TASK PROMPT: Your task is to retype the lines from the opening of the material through the line that includes "const pct = (v: number)". Do not copy the pictures.

######

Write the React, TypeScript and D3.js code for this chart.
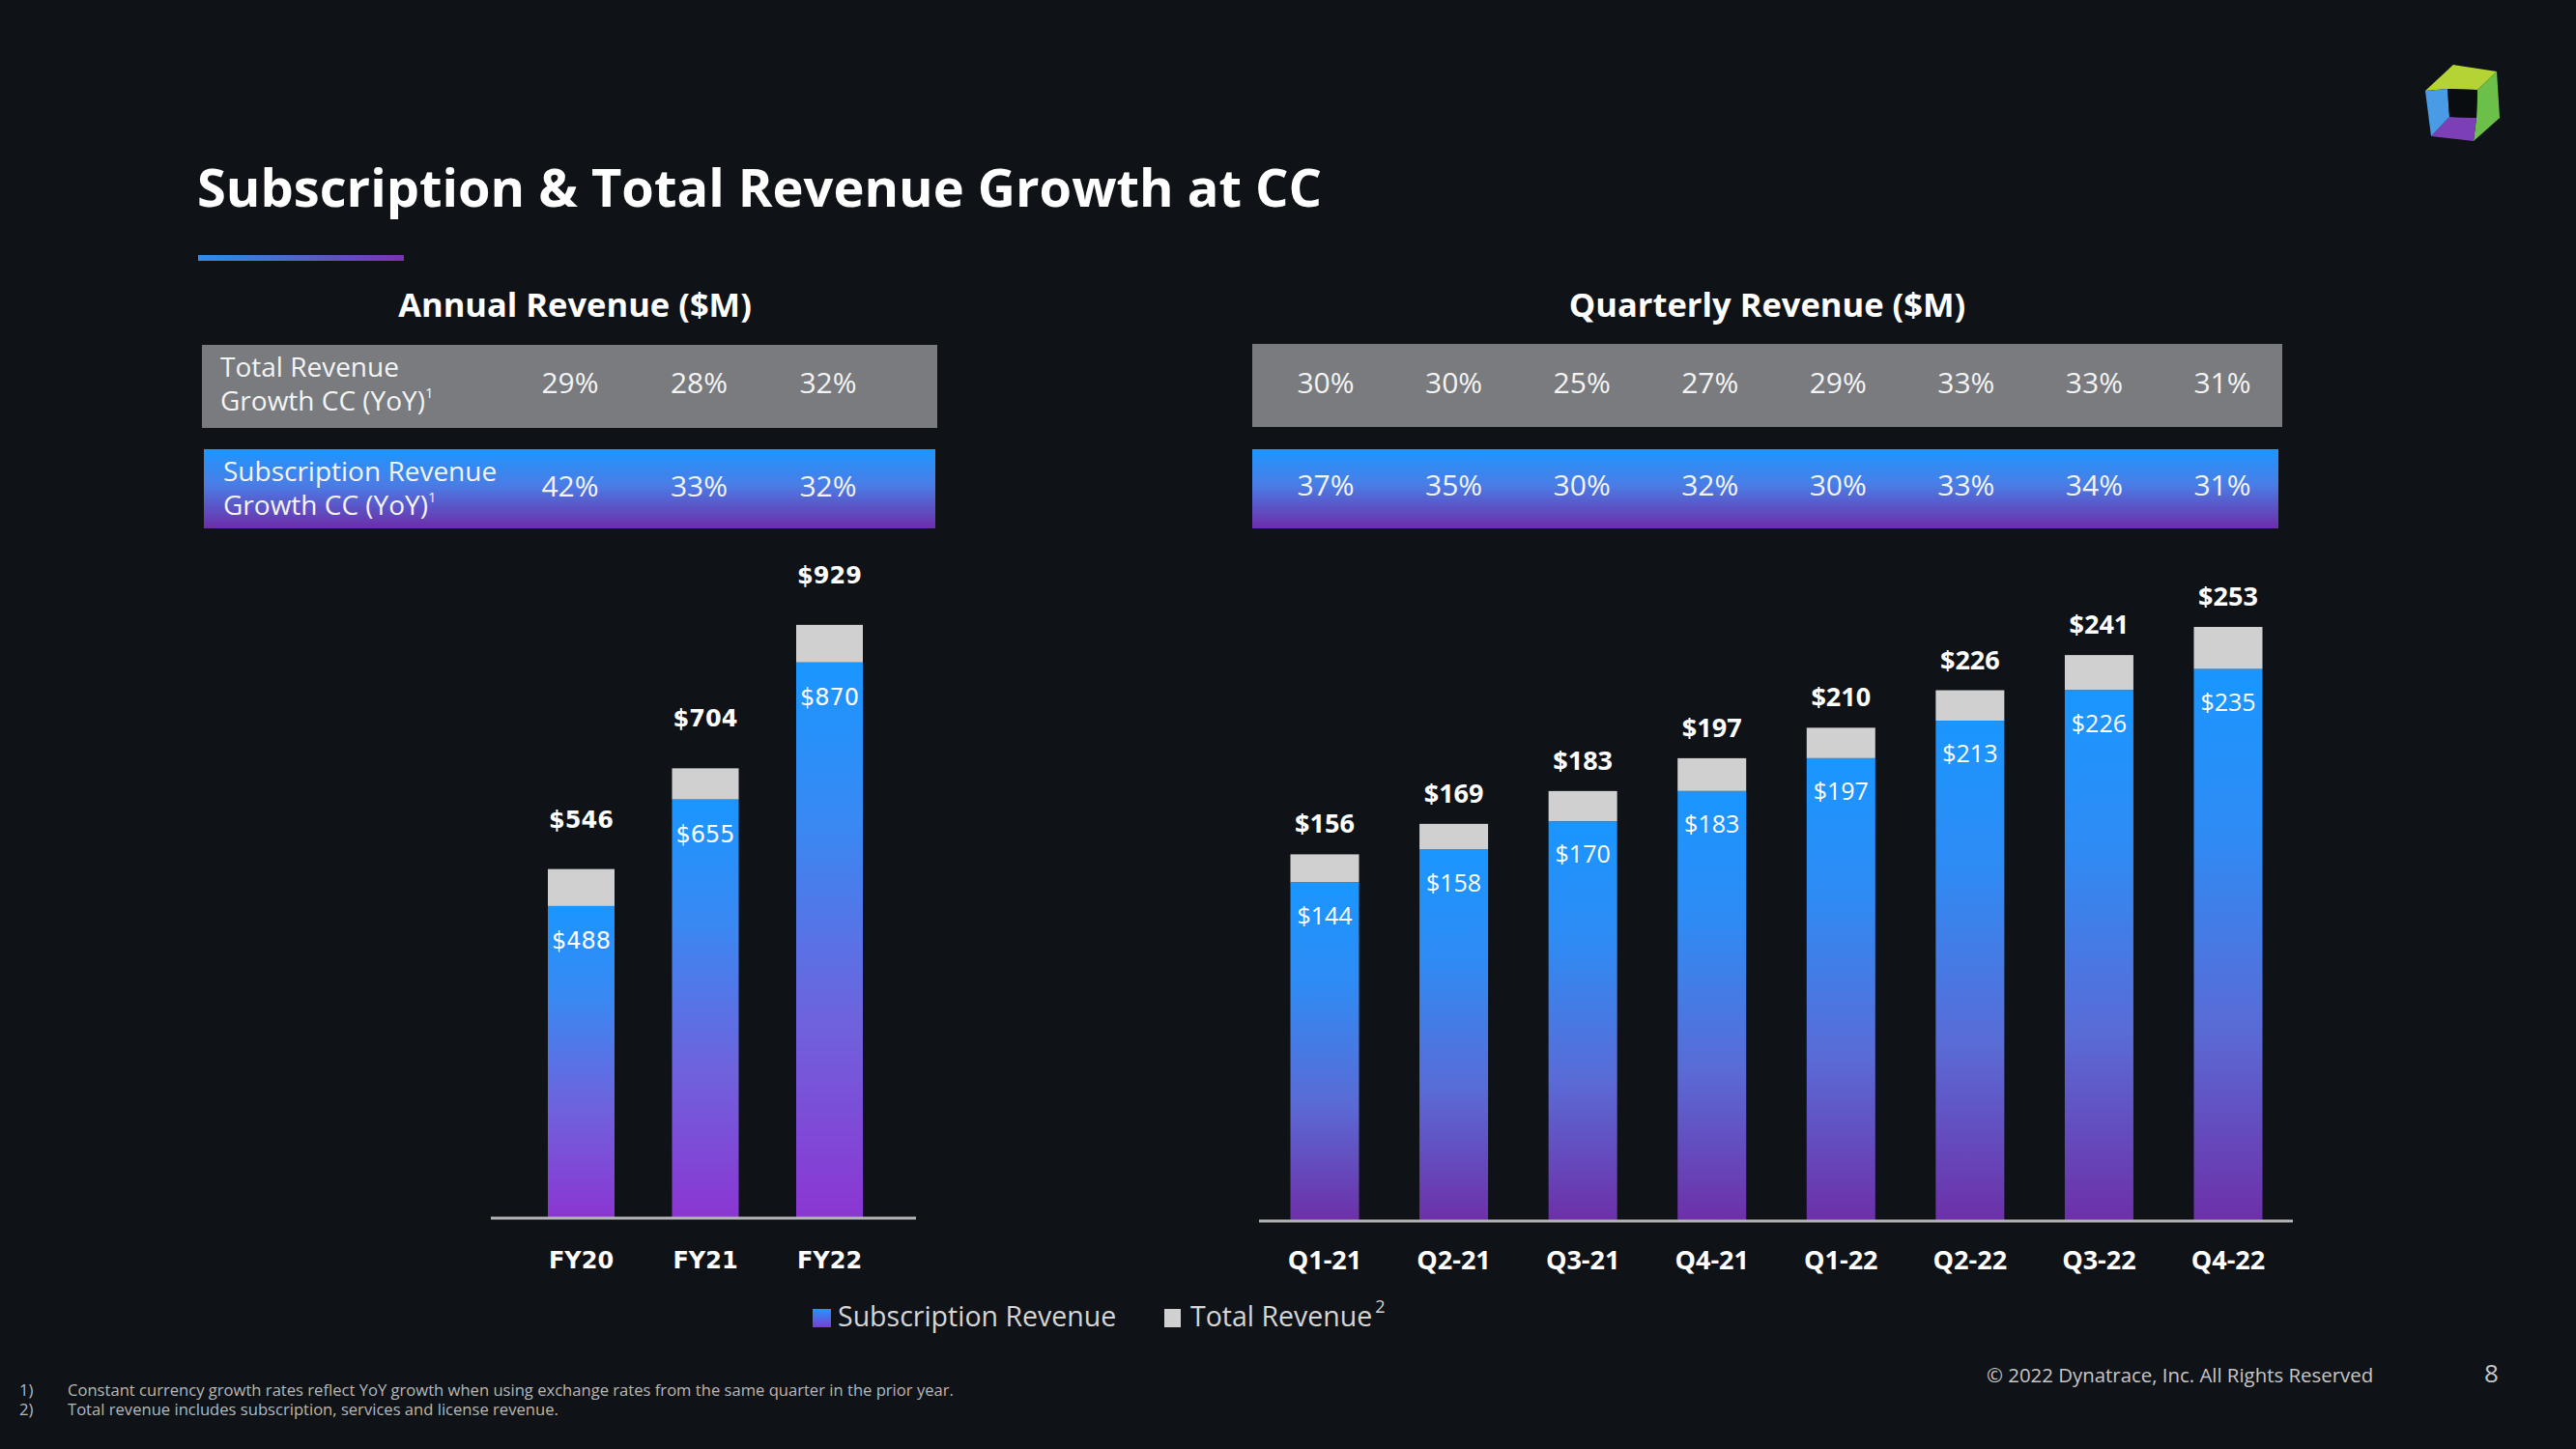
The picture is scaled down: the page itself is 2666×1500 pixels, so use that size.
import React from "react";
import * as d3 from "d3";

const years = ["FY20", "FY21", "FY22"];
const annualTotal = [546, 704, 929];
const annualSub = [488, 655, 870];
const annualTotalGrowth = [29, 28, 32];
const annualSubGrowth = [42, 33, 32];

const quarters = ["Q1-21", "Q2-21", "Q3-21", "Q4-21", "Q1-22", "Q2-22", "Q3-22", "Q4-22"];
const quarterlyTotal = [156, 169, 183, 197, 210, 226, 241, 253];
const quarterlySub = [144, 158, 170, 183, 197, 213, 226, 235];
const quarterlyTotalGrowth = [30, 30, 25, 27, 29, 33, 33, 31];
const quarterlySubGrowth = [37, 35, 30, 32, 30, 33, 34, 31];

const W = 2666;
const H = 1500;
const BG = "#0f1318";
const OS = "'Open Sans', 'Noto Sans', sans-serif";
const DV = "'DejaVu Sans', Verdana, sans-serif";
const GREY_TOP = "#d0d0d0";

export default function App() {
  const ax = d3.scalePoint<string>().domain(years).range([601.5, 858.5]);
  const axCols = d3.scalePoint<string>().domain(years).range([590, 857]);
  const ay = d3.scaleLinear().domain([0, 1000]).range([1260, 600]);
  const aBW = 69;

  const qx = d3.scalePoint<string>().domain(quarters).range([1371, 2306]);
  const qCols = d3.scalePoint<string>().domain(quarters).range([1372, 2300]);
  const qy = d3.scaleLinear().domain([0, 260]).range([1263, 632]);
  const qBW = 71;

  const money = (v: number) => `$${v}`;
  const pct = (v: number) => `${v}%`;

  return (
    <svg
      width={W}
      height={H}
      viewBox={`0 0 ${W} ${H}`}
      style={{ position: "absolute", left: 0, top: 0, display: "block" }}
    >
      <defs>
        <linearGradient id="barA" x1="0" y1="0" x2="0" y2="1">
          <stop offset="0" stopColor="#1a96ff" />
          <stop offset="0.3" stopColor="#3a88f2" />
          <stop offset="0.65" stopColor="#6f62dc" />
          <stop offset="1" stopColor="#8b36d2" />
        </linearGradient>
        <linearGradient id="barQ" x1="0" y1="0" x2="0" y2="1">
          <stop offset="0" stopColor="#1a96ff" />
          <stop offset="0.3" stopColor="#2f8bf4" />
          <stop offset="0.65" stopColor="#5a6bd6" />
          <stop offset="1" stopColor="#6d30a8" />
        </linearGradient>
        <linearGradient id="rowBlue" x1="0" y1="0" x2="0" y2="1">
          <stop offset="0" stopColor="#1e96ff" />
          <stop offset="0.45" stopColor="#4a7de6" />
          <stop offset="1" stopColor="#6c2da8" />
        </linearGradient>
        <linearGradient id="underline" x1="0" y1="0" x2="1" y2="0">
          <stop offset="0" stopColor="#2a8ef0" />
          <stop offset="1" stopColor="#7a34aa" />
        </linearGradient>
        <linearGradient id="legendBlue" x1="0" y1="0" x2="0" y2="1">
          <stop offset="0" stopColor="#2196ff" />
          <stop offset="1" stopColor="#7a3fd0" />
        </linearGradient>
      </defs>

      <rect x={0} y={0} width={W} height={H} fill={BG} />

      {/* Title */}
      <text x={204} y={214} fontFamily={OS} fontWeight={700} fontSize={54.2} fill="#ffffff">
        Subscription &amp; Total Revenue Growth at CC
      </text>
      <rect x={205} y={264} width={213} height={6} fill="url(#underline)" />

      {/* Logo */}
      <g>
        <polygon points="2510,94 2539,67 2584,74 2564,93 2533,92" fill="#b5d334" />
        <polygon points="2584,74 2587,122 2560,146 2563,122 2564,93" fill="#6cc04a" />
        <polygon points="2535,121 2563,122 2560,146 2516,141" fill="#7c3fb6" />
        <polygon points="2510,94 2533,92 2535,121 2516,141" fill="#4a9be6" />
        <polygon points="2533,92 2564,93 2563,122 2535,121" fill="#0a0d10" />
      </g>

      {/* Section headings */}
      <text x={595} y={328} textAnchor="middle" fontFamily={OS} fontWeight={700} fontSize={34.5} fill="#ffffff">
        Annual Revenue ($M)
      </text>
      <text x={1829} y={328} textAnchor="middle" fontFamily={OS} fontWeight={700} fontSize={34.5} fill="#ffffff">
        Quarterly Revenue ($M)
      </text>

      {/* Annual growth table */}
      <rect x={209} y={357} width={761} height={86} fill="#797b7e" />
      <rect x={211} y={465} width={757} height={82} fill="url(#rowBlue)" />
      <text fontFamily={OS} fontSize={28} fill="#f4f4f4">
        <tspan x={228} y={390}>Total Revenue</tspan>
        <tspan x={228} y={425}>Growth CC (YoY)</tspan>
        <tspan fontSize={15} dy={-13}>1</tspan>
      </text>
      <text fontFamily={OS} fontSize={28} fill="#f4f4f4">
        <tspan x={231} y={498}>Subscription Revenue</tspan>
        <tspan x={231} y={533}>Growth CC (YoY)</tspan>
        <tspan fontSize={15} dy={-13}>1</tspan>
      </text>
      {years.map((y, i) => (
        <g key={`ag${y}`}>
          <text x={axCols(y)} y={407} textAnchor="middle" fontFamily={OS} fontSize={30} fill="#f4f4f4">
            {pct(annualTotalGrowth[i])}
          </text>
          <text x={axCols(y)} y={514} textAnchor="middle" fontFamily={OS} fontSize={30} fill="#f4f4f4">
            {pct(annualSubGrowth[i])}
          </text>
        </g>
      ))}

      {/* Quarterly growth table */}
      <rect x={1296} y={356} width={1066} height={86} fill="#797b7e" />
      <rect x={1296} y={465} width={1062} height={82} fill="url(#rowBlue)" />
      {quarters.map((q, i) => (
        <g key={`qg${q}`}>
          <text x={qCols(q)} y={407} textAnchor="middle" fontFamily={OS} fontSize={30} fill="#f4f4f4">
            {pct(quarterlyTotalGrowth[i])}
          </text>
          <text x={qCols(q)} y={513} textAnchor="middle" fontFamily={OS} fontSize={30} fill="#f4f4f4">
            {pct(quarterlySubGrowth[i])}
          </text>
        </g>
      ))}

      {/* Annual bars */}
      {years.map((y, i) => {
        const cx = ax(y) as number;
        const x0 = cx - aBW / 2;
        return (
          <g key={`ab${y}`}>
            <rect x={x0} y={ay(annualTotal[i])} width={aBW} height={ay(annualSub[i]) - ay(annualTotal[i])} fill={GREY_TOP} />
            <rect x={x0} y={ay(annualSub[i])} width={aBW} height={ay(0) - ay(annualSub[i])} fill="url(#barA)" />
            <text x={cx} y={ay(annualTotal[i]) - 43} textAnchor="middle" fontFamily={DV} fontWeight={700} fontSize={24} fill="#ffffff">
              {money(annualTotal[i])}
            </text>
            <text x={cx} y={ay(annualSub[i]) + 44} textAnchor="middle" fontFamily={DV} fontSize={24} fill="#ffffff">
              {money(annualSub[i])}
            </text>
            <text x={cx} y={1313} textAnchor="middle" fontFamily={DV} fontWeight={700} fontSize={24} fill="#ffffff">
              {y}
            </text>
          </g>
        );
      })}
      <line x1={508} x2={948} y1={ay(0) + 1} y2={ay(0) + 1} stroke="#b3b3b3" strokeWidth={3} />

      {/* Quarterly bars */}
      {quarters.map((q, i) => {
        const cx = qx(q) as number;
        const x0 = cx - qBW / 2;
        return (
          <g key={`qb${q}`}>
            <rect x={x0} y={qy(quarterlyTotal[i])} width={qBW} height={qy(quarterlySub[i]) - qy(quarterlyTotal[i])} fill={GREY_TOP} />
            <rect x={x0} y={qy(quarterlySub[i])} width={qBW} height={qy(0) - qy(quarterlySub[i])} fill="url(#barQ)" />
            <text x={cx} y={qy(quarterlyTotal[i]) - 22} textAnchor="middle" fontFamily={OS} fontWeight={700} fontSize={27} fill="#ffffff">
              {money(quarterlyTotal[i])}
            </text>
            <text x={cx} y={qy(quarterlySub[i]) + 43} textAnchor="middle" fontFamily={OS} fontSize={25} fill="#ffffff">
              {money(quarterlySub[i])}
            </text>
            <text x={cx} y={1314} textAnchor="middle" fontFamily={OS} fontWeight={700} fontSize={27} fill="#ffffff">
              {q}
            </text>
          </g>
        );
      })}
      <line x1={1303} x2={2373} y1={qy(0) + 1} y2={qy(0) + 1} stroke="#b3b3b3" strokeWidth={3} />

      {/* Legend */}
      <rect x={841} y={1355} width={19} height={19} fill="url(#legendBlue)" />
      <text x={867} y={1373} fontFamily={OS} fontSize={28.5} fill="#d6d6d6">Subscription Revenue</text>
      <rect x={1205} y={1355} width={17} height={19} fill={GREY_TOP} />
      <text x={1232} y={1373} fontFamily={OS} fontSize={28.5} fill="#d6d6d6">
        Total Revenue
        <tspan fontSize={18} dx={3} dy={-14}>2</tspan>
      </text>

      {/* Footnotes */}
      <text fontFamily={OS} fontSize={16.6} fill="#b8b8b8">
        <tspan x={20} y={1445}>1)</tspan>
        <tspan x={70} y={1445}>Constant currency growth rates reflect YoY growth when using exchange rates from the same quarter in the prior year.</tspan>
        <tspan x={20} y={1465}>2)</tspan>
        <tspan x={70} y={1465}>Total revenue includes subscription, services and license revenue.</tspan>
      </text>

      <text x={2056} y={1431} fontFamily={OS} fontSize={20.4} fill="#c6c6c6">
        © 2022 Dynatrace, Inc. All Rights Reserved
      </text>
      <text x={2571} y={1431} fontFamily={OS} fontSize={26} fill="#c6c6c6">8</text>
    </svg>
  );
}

######

SOLUTION FOR THIS EXERCISE:
Write the React, TypeScript and D3.js code for this chart.
The picture is scaled down: the page itself is 2666×1500 pixels, so use that size.
import React from "react";
import * as d3 from "d3";

const years = ["FY20", "FY21", "FY22"];
const annualTotal = [546, 704, 929];
const annualSub = [488, 655, 870];
const annualTotalGrowth = [29, 28, 32];
const annualSubGrowth = [42, 33, 32];

const quarters = ["Q1-21", "Q2-21", "Q3-21", "Q4-21", "Q1-22", "Q2-22", "Q3-22", "Q4-22"];
const quarterlyTotal = [156, 169, 183, 197, 210, 226, 241, 253];
const quarterlySub = [144, 158, 170, 183, 197, 213, 226, 235];
const quarterlyTotalGrowth = [30, 30, 25, 27, 29, 33, 33, 31];
const quarterlySubGrowth = [37, 35, 30, 32, 30, 33, 34, 31];

const W = 2666;
const H = 1500;
const BG = "#0f1318";
const OS = "'Open Sans', 'Noto Sans', sans-serif";
const DV = "'DejaVu Sans', Verdana, sans-serif";
const GREY_TOP = "#d0d0d0";

export default function App() {
  const ax = d3.scalePoint<string>().domain(years).range([601.5, 858.5]);
  const axCols = d3.scalePoint<string>().domain(years).range([590, 857]);
  const ay = d3.scaleLinear().domain([0, 1000]).range([1260, 600]);
  const aBW = 69;

  const qx = d3.scalePoint<string>().domain(quarters).range([1371, 2306]);
  const qCols = d3.scalePoint<string>().domain(quarters).range([1372, 2300]);
  const qy = d3.scaleLinear().domain([0, 260]).range([1263, 632]);
  const qBW = 71;

  const money = (v: number) => `$${v}`;
  const pct = (v: number) => `${v}%`;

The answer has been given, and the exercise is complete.